By: Jesse Korosi
Over the years, I have been promoting the idea of always sticking to CDL compliance whenever possible; which means having a single “Base LUT” across all media and making your color adjustments shot to shot via CDL. Consequently, I have always tried my best to avoid having a set of LUTs in production that do not have a CDL equivalent.
Why did I care?
CDL values can be placed into an Avid Bin. They can be exported out into an EDL. Many programs like Baselight, Resolve, etc, can extract and re-apply the CDL values from that EDL in just a few simple mouse clicks. Extracting the CDL values for VFX vendors can also be a 1-click endeavor. With this process being automated, everyone will actually use the dailies, or DIT color, and therefor VFX shots will always match back up when dropped into the offline edit.
If applying the color used on set/in your lab requires too many steps, is overly complicated, or time consuming, VFX vendors will simply not use the color and now your offline edits color jumps around, completely distracting you from what you’re supposed to be focusing on: the edit, not the color!
Now, let’s assume we used a whole bunch of LUTs on the front end, instead of CDLs. Anyone down stream in post-production who wants to apply a look will need to:
- Figure out what the shot is
- Look in a database
(Hopefully someone has made/managed one to find that shot!?)
- Look at the LUT column to see what LUT was used
(Let’s hope someone actually tracked this?!)
- Now go and track down who has that LUT, or if you have it already, track it down
- Figure out if it was an input or output LUT
- Manually apply it
Now do that for every single shot you are working with…maybe you just received a VFX pull with over 100 shots. Good luck 🙂
Let’s look at it from a VFX review standpoint. When we were doing VFX reviews for “Warcraft,” we would typically get around 20-30 shots with about 5-10 minutes notice that the producers were going to walk into the room for the review. These shots would come in as LogC DPX frames. We then needed to drop these into a timeline and ensure the original dailies color was re-applied. Trying to look to see what LUT went with what shot, referencing some database would have never worked. However by using CDLs, this process was automated.
Aside from the VFX angle, we have had more and more colorists start asking that these color values also track through. Some as a high resolution reference, rather than relying on the QT that could have been altered by editorial. Some would ask to actually use it as a starting point. I know many colorists reading this are probably cringing at the idea of it being a starting point, but it does happen. The first time we did this was back on “Pacific Rim” and it has since happened on a large Arri65 feature (“Alpha”) we did and happens on the odd TV show where a final colorist is not given much time in their bay. Going full circle, do you think the colorist is going to sit there trying to figure out what LUT goes with what shot to re-apply the on-set looks?
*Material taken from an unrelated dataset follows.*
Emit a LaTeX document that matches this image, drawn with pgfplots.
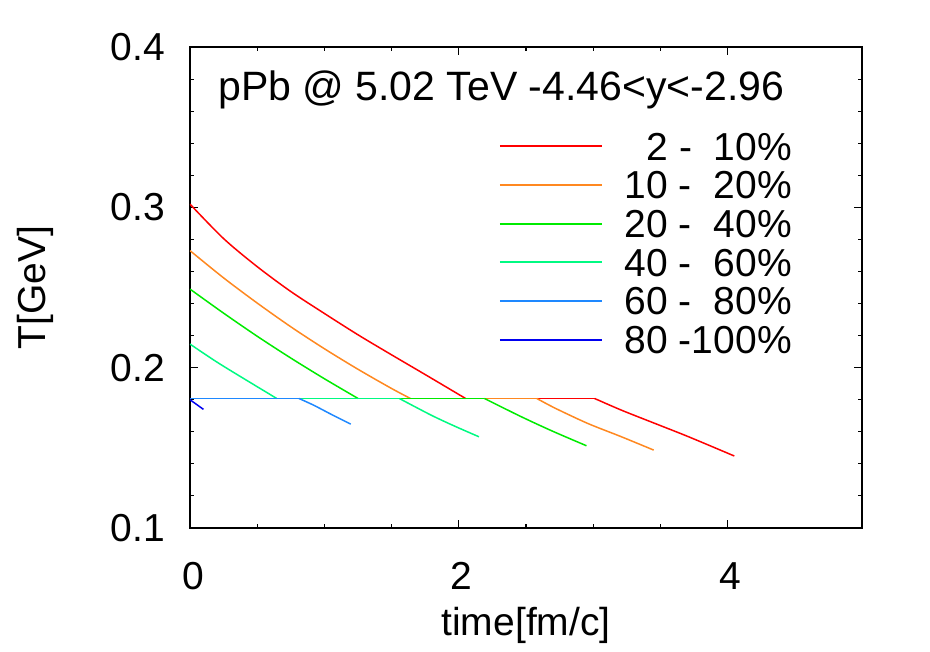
\documentclass[border=0pt]{standalone}
\usepackage{fontspec}
\setmainfont{Liberation Sans}
\usepackage{pgfplots}
\pgfplotsset{compat=1.18}
\usetikzlibrary{calc}
\definecolor{c1}{RGB}{255,0,0}
\definecolor{c2}{RGB}{255,136,32}
\definecolor{c3}{RGB}{0,235,0}
\definecolor{c4}{RGB}{0,250,130}
\definecolor{c5}{RGB}{30,136,255}
\definecolor{c6}{RGB}{0,0,240}
\begin{document}
\begin{tikzpicture}
\begin{axis}[
  name=ax,
  scale only axis,
  width=672pt, height=481pt,
  xmin=0, xmax=5, ymin=0.1, ymax=0.4,
  xtick={0,2,4}, minor x tick num=3,
  ytick={0.1,0.2,0.3,0.4}, minor y tick num=4,
  tick align=inside,
  major tick length=8pt, minor tick length=4.5pt,
  axis line style={line width=1.2pt, black},
  every tick/.style={line width=1.1pt, black},
  /pgf/number format/assume math mode=true,
  tick label style={font=\fontsize{39}{46}\selectfont},
  xticklabel style={anchor=north, inner sep=0pt, yshift=-34pt, xshift=3pt},
  yticklabel style={anchor=east, inner sep=0pt, xshift=-25pt,
     /pgf/number format/fixed, /pgf/number format/fixed zerofill, /pgf/number format/precision=1},
  xlabel={time[fm/c]}, ylabel={T[GeV]},
  label style={font=\fontsize{39}{46}\selectfont},
  xlabel style={at={(axis description cs:0.5,-0.2017)}, anchor=center, inner sep=0pt},
  ylabel style={at={(axis description cs:-0.2307,0.5)}, anchor=center, inner sep=0pt},
  legend cell align=right,
  legend style={at={(rel axis cs:0.8958,0.8233)}, anchor=north east, draw=none, fill=none,
     inner sep=0pt, row sep=10.7pt, column sep=22pt, font=\fontsize{39}{46}\selectfont,
     nodes={inner sep=0pt, text height=28pt, text depth=0pt}},
  legend image code/.code={\draw[#1, line width=2pt] (0pt,0pt) -- (102pt,0pt);},
  every axis plot/.append style={line width=1.5pt},
]
% 2-10%
\addplot[c1, smooth] coordinates {(0,0.302) (0.25,0.2805) (0.5,0.2630) (0.75,0.2475) (1.0,0.2338) (1.25,0.2205) (1.5,0.2080) (1.75,0.1957) (2.05,0.1808)};
\addlegendentry{2 -\hphantom{0}10\%}
\addplot[c1, forget plot] coordinates {(2.05,0.1808) (3.01,0.1808)};
\addplot[c1, smooth, forget plot] coordinates {(3.01,0.1808) (3.21,0.1735) (3.46,0.1652) (3.71,0.1569) (4.05,0.1449)};
% 10-20%
\addplot[c2, smooth] coordinates {(0,0.273) (0.25,0.256) (0.5,0.2403) (0.75,0.2255) (1.0,0.2118) (1.25,0.1990) (1.5,0.1870) (1.64,0.1808)};
\addlegendentry{10 -\hphantom{0}20\%}
\addplot[c2, forget plot] coordinates {(1.64,0.1808) (2.58,0.1808)};
\addplot[c2, smooth, forget plot] coordinates {(2.58,0.1808) (2.72,0.1746) (2.96,0.1652) (3.21,0.1569) (3.45,0.1486)};
% 20-40%
\addplot[c3, smooth] coordinates {(0,0.249) (0.25,0.2340) (0.5,0.2196) (0.75,0.2060) (1.0,0.1931) (1.25,0.1808)};
\addlegendentry{20 -\hphantom{0}40\%}
\addplot[c3, forget plot] coordinates {(1.25,0.1808) (2.19,0.1808)};
\addplot[c3, smooth, forget plot] coordinates {(2.19,0.1808) (2.47,0.1692) (2.7,0.1603) (2.95,0.1513)};
% 40-60%
\addplot[c4, smooth] coordinates {(0,0.2147) (0.2,0.2035) (0.4,0.1932) (0.645,0.1808)};
\addlegendentry{40 -\hphantom{0}60\%}
\addplot[c4, forget plot] coordinates {(0.645,0.1808) (1.557,0.1808)};
\addplot[c4, smooth, forget plot] coordinates {(1.557,0.1808) (1.794,0.1704) (1.97,0.1635) (2.15,0.1569)};
% 60-80%
\addplot[c5] coordinates {(0,0.1808) (0.81,0.1808)};
\addlegendentry{60 -\hphantom{0}80\%}
\addplot[c5, smooth, forget plot] coordinates {(0.81,0.1808) (0.92,0.1766) (1.06,0.1705) (1.196,0.1648)};
% 80-100%
\addplot[c6] coordinates {(0,0.1800) (0.1,0.174)};
\addlegendentry{80 -100\%}
\node[anchor=base west, inner sep=0pt, font=\fontsize{41}{48}\selectfont] at (rel axis cs:0.0417,0.8886) {pPb @ 5.02 TeV -4.46<y<-2.96};
\end{axis}
\pgfresetboundingbox
\path[use as bounding box] ($(ax.south west)+(-190pt,-123pt)$) rectangle ($(ax.north east)+(68pt,47pt)$);
\end{tikzpicture}
\end{document}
Hell no. On the other hand, with CDLs (or BLGs) this is very simple and just a few clicks.
Fast-forward to 2017 and I think I finally have a solution to this LUT problem.
We at Sim have a database we manage for every client that houses all metadata and technical information related to any job we’re doing dailies on. This is an aggregation of data collected from anyone taking digital notes on set, alongside our lab.
One of many new exciting tools we have added to our database is the ability to upload your VFX pull EDL and be prompted to download a zipped folder. Within this folder, each event from the EDL is now its own folder, named after the VFX Shot Name. Within each of these VFX Shot folders, you will have the specific LUT and or CDLs used, which have also been re-named to match the VFX shot name. Also, within each individual shots folder will be a CSV extraction for that single event, with all Metadata we have aggregated across production. With this kind of organization and automation, all guess work for what look goes with which shot, has been removed!
This tool is now available for both our internal crew, as well as any client that has a VFX Pull EDL!